PROBLEM: Gather all lines in the entries below that include the word "this".

[Records from a data collection]
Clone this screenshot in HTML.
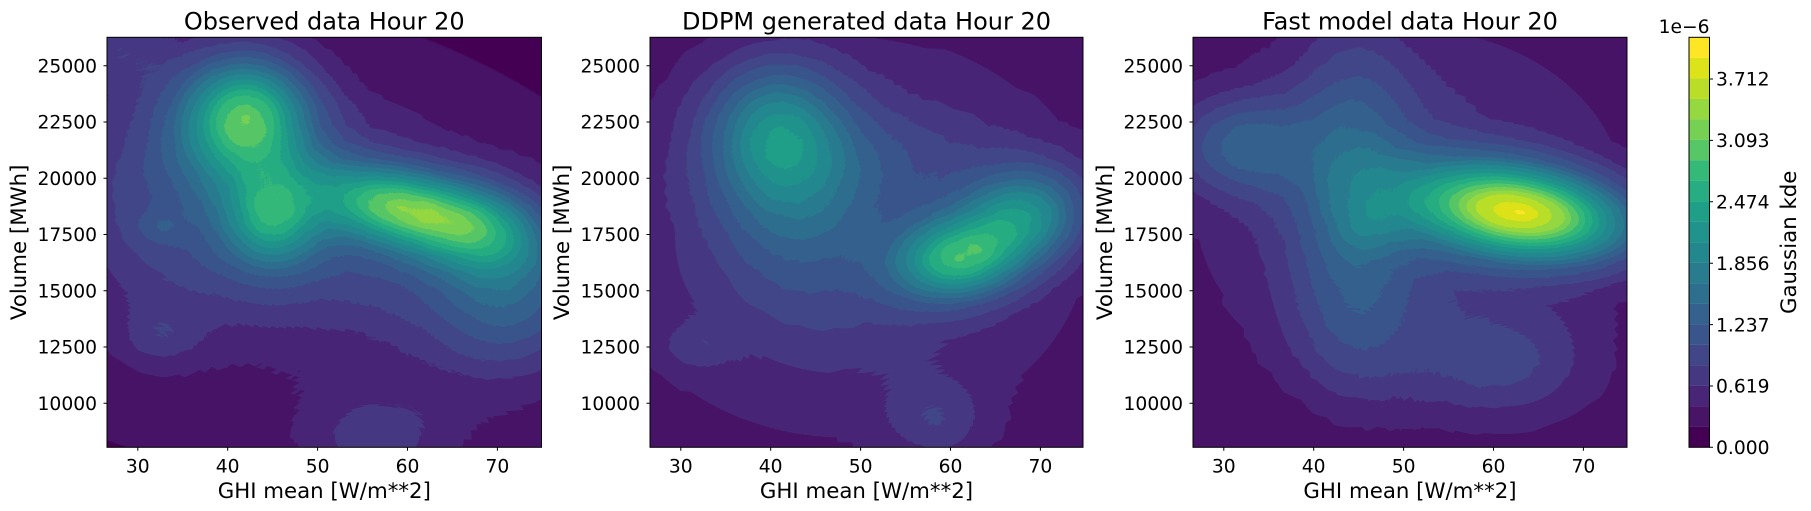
<!DOCTYPE html>
<html><head><meta charset="utf-8"><style>
html,body{margin:0;padding:0;background:#fff;width:1811px;height:511px;overflow:hidden;}
svg.root{position:absolute;left:0;top:0;display:block;font-family:"DejaVu Sans","Liberation Sans",sans-serif;}
.b{mix-blend-mode:plus-lighter;}
</style></head><body>
<svg class="root" width="1811" height="511" viewBox="0 0 1811 511" overflow="hidden" xmlns="http://www.w3.org/2000/svg">
<defs>
<radialGradient id="g">
<stop offset="0" stop-color="#fff" stop-opacity="1"/>
<stop offset="0.2" stop-color="#fff" stop-opacity="0.835"/>
<stop offset="0.4" stop-color="#fff" stop-opacity="0.487"/>
<stop offset="0.6" stop-color="#fff" stop-opacity="0.198"/>
<stop offset="0.8" stop-color="#fff" stop-opacity="0.056"/>
<stop offset="1" stop-color="#fff" stop-opacity="0"/>
</radialGradient>
<filter id="v" x="0" y="0" width="100%" height="100%" color-interpolation-filters="sRGB">
<feComponentTransfer>
<feFuncR type="discrete" tableValues=".267 .278 .282 .271 .251 .227 .204 .180 .157 .137 .125 .122 .149 .204 .341 .459 .584 .729 .867 .992"/>
<feFuncG type="discrete" tableValues=".004 .078 .145 .216 .275 .329 .380 .431 .486 .533 .576 .624 .678 .725 .776 .816 .847 .871 .890 .906"/>
<feFuncB type="discrete" tableValues=".329 .400 .463 .506 .537 .549 .553 .557 .557 .557 .549 .533 .506 .475 .400 .329 .251 .157 .098 .145"/>
</feComponentTransfer>
</filter>
</defs>

<!-- Panel 1 -->
<svg x="107" y="37.3" width="434.5" height="410" overflow="hidden">
<g filter="url(#v)">
<rect x="0" y="0" width="434.5" height="410" fill="#000"/>
<g transform="scale(1.149,1)" fill="url(#g)">
<rect class="b" x="0" y="0" width="400" height="410" fill="#fff" opacity="0.04"/>
<ellipse class="b" cx="200" cy="185" rx="400" ry="230" opacity="0.22" transform="rotate(25 200 185)"/>
<ellipse class="b" cx="60" cy="180" rx="230" ry="300" opacity="0.12"/>
<ellipse class="b" cx="121" cy="80" rx="110" ry="120" opacity="0.56"/>
<ellipse class="b" cx="255" cy="170" rx="150" ry="75" opacity="0.52" transform="rotate(15 255 170)"/>
<ellipse class="b" cx="325" cy="192" rx="110" ry="85" opacity="0.27" transform="rotate(20 325 192)"/>
<ellipse class="b" cx="144" cy="181" rx="80" ry="95" opacity="0.35"/>
<ellipse class="b" cx="350" cy="250" rx="140" ry="170" opacity="0.22"/>
<ellipse class="b" cx="45" cy="300" rx="70" ry="60" opacity="0.08"/>
<ellipse class="b" cx="45" cy="190" rx="40" ry="30" opacity="0.06"/>
<ellipse class="b" cx="235" cy="400" rx="150" ry="100" opacity="0.13"/>
<ellipse class="b" cx="10" cy="10" rx="90" ry="80" opacity="0.1"/>
</g>
</g>
</svg>
<rect x="107" y="37.3" width="434.5" height="410" fill="none" stroke="#000" stroke-width="1"/>

<!-- Panel 2 -->
<svg x="650" y="37.3" width="433" height="410" overflow="hidden">
<g filter="url(#v)">
<rect x="0" y="0" width="433" height="410" fill="#000"/>
<g transform="scale(1.149,1)" fill="url(#g)">
<rect class="b" x="0" y="0" width="400" height="410" fill="#fff" opacity="0.05"/>
<ellipse class="b" cx="170" cy="200" rx="380" ry="360" opacity="0.18"/>
<ellipse class="b" cx="110" cy="95" rx="120" ry="140" opacity="0.35"/>
<ellipse class="b" cx="268" cy="222" rx="110" ry="80" opacity="0.47" transform="rotate(-10 268 222)"/>
<ellipse class="b" cx="326" cy="178" rx="110" ry="95" opacity="0.38" transform="rotate(-20 326 178)"/>
<ellipse class="b" cx="130" cy="170" rx="140" ry="170" opacity="0.12"/>
<ellipse class="b" cx="40" cy="310" rx="60" ry="45" opacity="0.07"/>
<ellipse class="b" cx="250" cy="385" rx="90" ry="80" opacity="0.1"/>
<ellipse class="b" cx="230" cy="120" rx="200" ry="110" opacity="0.05"/>
</g>
</g>
</svg>
<rect x="650" y="37.3" width="433" height="410" fill="none" stroke="#000" stroke-width="1"/>

<!-- Panel 3 -->
<svg x="1193" y="37.3" width="434" height="410" overflow="hidden">
<g filter="url(#v)">
<rect x="0" y="0" width="434" height="410" fill="#000"/>
<g transform="scale(1.149,1)" fill="url(#g)">
<rect class="b" x="0" y="0" width="400" height="410" fill="#fff" opacity="0.04"/>
<ellipse class="b" cx="190" cy="170" rx="380" ry="360" opacity="0.17"/>
<ellipse class="b" cx="285" cy="175" rx="190" ry="90" opacity="0.8" transform="rotate(10 285 175)"/>
<ellipse class="b" cx="42" cy="108" rx="120" ry="100" opacity="0.22"/>
<ellipse class="b" cx="140" cy="140" rx="110" ry="300" opacity="0.2"/>
<ellipse class="b" cx="150" cy="190" rx="60" ry="60" opacity="0.06"/>
<ellipse class="b" cx="270" cy="330" rx="170" ry="120" opacity="0.12"/>
<ellipse class="b" cx="140" cy="300" rx="120" ry="140" opacity="0.07"/>
</g>
</g>
</svg>
<rect x="1193" y="37.3" width="434" height="410" fill="none" stroke="#000" stroke-width="1"/>

<g stroke="#000" stroke-width="1">
<path d="M137.8 447.3v3.5M227.7 447.3v3.5M317.6 447.3v3.5M407.5 447.3v3.5M497.4 447.3v3.5"/>
<path d="M680.8 447.3v3.5M770.7 447.3v3.5M860.6 447.3v3.5M950.5 447.3v3.5M1040.4 447.3v3.5"/>
<path d="M1223.8 447.3v3.5M1313.7 447.3v3.5M1403.6 447.3v3.5M1493.5 447.3v3.5M1583.4 447.3v3.5"/>
<path d="M107 65.7h-3.5M107 122h-3.5M107 178.2h-3.5M107 234.5h-3.5M107 290.8h-3.5M107 347h-3.5M107 403.3h-3.5"/>
<path d="M650 65.7h-3.5M650 122h-3.5M650 178.2h-3.5M650 234.5h-3.5M650 290.8h-3.5M650 347h-3.5M650 403.3h-3.5"/>
<path d="M1193 65.7h-3.5M1193 122h-3.5M1193 178.2h-3.5M1193 234.5h-3.5M1193 290.8h-3.5M1193 347h-3.5M1193 403.3h-3.5"/>
</g>

<g font-size="18.7" fill="#000" text-anchor="middle">
<text x="137.8" y="472.7">30</text><text x="227.7" y="472.7">40</text><text x="317.6" y="472.7">50</text><text x="407.5" y="472.7">60</text><text x="497.4" y="472.7">70</text>
<text x="680.8" y="472.7">30</text><text x="770.7" y="472.7">40</text><text x="860.6" y="472.7">50</text><text x="950.5" y="472.7">60</text><text x="1040.4" y="472.7">70</text>
<text x="1223.8" y="472.7">30</text><text x="1313.7" y="472.7">40</text><text x="1403.6" y="472.7">50</text><text x="1493.5" y="472.7">60</text><text x="1583.4" y="472.7">70</text>
</g>
<g font-size="18.7" fill="#000" text-anchor="end">
<text x="97" y="72.4">25000</text><text x="97" y="128.7">22500</text><text x="97" y="184.9">20000</text><text x="97" y="241.2">17500</text><text x="97" y="297.5">15000</text><text x="97" y="353.7">12500</text><text x="97" y="410">10000</text>
<text x="640" y="72.4">25000</text><text x="640" y="128.7">22500</text><text x="640" y="184.9">20000</text><text x="640" y="241.2">17500</text><text x="640" y="297.5">15000</text><text x="640" y="353.7">12500</text><text x="640" y="410">10000</text>
<text x="1183" y="72.4">25000</text><text x="1183" y="128.7">22500</text><text x="1183" y="184.9">20000</text><text x="1183" y="241.2">17500</text><text x="1183" y="297.5">15000</text><text x="1183" y="353.7">12500</text><text x="1183" y="410">10000</text>
</g>

<g font-size="21.3" fill="#000" text-anchor="middle">
<text x="324.3" y="498">GHI mean [W/m**2]</text>
<text x="866.5" y="498">GHI mean [W/m**2]</text>
<text x="1410" y="498">GHI mean [W/m**2]</text>
<text transform="translate(26,242.3) rotate(-90)">Volume [MWh]</text>
<text transform="translate(569,242.3) rotate(-90)">Volume [MWh]</text>
<text transform="translate(1112,242.3) rotate(-90)">Volume [MWh]</text>
</g>
<g font-size="24" fill="#000" text-anchor="middle">
<text x="324.3" y="29.3">Observed data Hour 20</text>
<text x="866.5" y="29.3">DDPM generated data Hour 20</text>
<text x="1410" y="29.3">Fast model data Hour 20</text>
</g>

<g>
<rect x="1689" y="426.8" width="20.5" height="20.5" fill="#440154"/>
<rect x="1689" y="406.3" width="20.5" height="20.6" fill="#471466"/>
<rect x="1689" y="385.8" width="20.5" height="20.6" fill="#482576"/>
<rect x="1689" y="365.3" width="20.5" height="20.6" fill="#453781"/>
<rect x="1689" y="344.8" width="20.5" height="20.6" fill="#404688"/>
<rect x="1689" y="324.3" width="20.5" height="20.6" fill="#3a548c"/>
<rect x="1689" y="303.8" width="20.5" height="20.6" fill="#34618d"/>
<rect x="1689" y="283.3" width="20.5" height="20.6" fill="#2e6e8e"/>
<rect x="1689" y="262.8" width="20.5" height="20.6" fill="#287c8e"/>
<rect x="1689" y="242.3" width="20.5" height="20.6" fill="#23888e"/>
<rect x="1689" y="221.8" width="20.5" height="20.6" fill="#20938c"/>
<rect x="1689" y="201.3" width="20.5" height="20.6" fill="#1f9f88"/>
<rect x="1689" y="180.8" width="20.5" height="20.6" fill="#26ad81"/>
<rect x="1689" y="160.3" width="20.5" height="20.6" fill="#34b979"/>
<rect x="1689" y="139.8" width="20.5" height="20.6" fill="#57c666"/>
<rect x="1689" y="119.3" width="20.5" height="20.6" fill="#75d054"/>
<rect x="1689" y="98.8" width="20.5" height="20.6" fill="#95d840"/>
<rect x="1689" y="78.3" width="20.5" height="20.6" fill="#bade28"/>
<rect x="1689" y="57.8" width="20.5" height="20.6" fill="#dde319"/>
<rect x="1689" y="37.3" width="20.5" height="20.6" fill="#fde725"/>
<rect x="1689" y="37.3" width="20.5" height="410" fill="none" stroke="#000" stroke-width="1"/>
</g>
<path stroke="#000" stroke-width="1" d="M1709.5 447.3h3.5M1709.5 386h3.5M1709.5 324.6h3.5M1709.5 263.2h3.5M1709.5 201.8h3.5M1709.5 140.4h3.5M1709.5 79h3.5"/>
<g font-size="18.7" fill="#000">
<text x="1716" y="454">0.000</text>
<text x="1716" y="392.7">0.619</text>
<text x="1716" y="331.3">1.237</text>
<text x="1716" y="269.9">1.856</text>
<text x="1716" y="208.5">2.474</text>
<text x="1716" y="147.1">3.093</text>
<text x="1716" y="85.7">3.712</text>
<text x="1709.5" y="33" text-anchor="end">1e−6</text>
</g>
<text font-size="21.3" fill="#000" text-anchor="middle" transform="translate(1796,242.3) rotate(-90)">Gaussian kde</text>
</svg>
</body></html>
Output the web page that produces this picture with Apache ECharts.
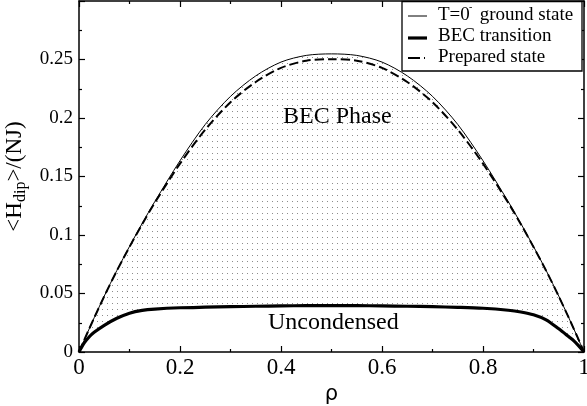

COMPLETE OUTPUT:
Clone this screenshot in HTML.
Output the web page that produces this picture with Apache ECharts.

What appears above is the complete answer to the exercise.